Ever since she was a child, Johnson had suffered from asthma and relied on breathing treatments to keep herself well. A few years back she was diagnosed with diabetes.

Clements said her daughter constantly struggled with getting her treatments — even before COVID began to spread.

She applied for compassionate release because of her medical conditions but was denied, Clements said. She was in the process of filing a court motion to have a judge decide. BOP said it would not comment on an individual’s application for compassionate release.

On July 21, Clements said she got a call from the chaplain saying her daughter was having a hard time breathing. She never confirmed that Johnson had COVID.

“It sounded like she was getting better,” Clements said.

Then last week, Clements’ sister got a call from the prisons bureau saying they should visit Johnson in the hospital Friday. Clements said they rented a car and were ready to make the nearly 170-mile trek from Thomasville to Coleman, only to be told the visit had not been cleared. They then were told to come Sunday. Clements said they asked to push the visit to Monday, but BOP said they should come immediately.

Still, Clements was not told that her daughters’ condition was grave.

They left at about 1 p.m and made it to Leesburg Regional Medical Center at around 4:30 p.m. Sunday. They checked in and were told to go to the second floor, which is the hospital’s designated COVID-19 floor, Clements said.

When they got to the floor they had to wait because another patient had died and “was being wheeled away on a stretcher.” She saw a guard sitting in front of her daughter’s room, ICU-1.

After being checked in by the guard, Clements and her sister were led to the window.

She prayed. She asked a nurse to sneak in a phone covered with a rubber glove so she could talk to her daughter, nicknamed Rabbit.

“I told her to fight as hard as she could,” she said. “She couldn’t talk, but tears were coming from her eyes. She knew I was there.”

Visiting hours ended at 6 p.m. She stayed until about 6:30 p.m. when she was forced to leave. She was told she couldn’t come again Monday, so Clements and her sister headed home.

At about 1 a.m. she called to check on her daughter. Her blood pressure was up, but there was no other information.

Clements said she stayed up all night talking to God. At 8 a.m. she started calling again. At about 10:30 her sister got the call that Johnson had died.

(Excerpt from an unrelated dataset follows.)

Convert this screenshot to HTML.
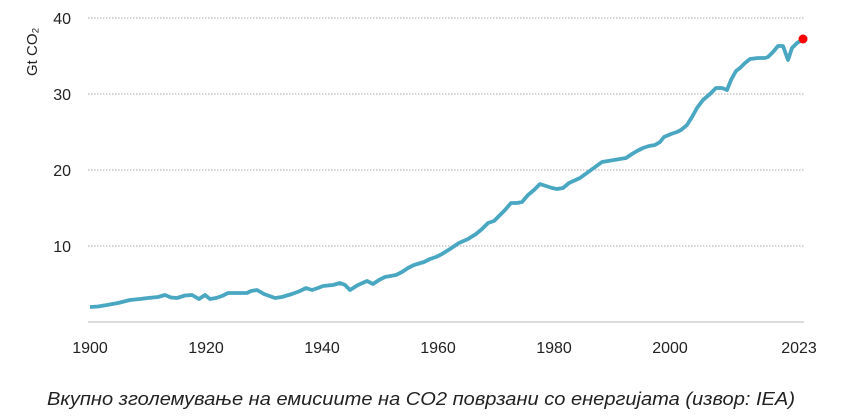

“Now I have to bury my daughter and figure out how to raise these kids,” she said. “These kids will never see their mother again for no reason.”

Clements said she and other family members told Johnson’s boys — Kyrei, 7, and Josiah, 4 — Monday that their mother isn’t coming home.

“We told them that God wanted her as an angel with him,” she said. “But she will always be in their lives and be their guardian angel.”

The day Tressa Clements lost her daughter, another inmate petitioned a judge for compassionate release, citing the death of Saferia Johnson. Ana Teresa Pimentel has COVID-19.


(Miami Herald staff writer Jay Weaver contributed to this report.)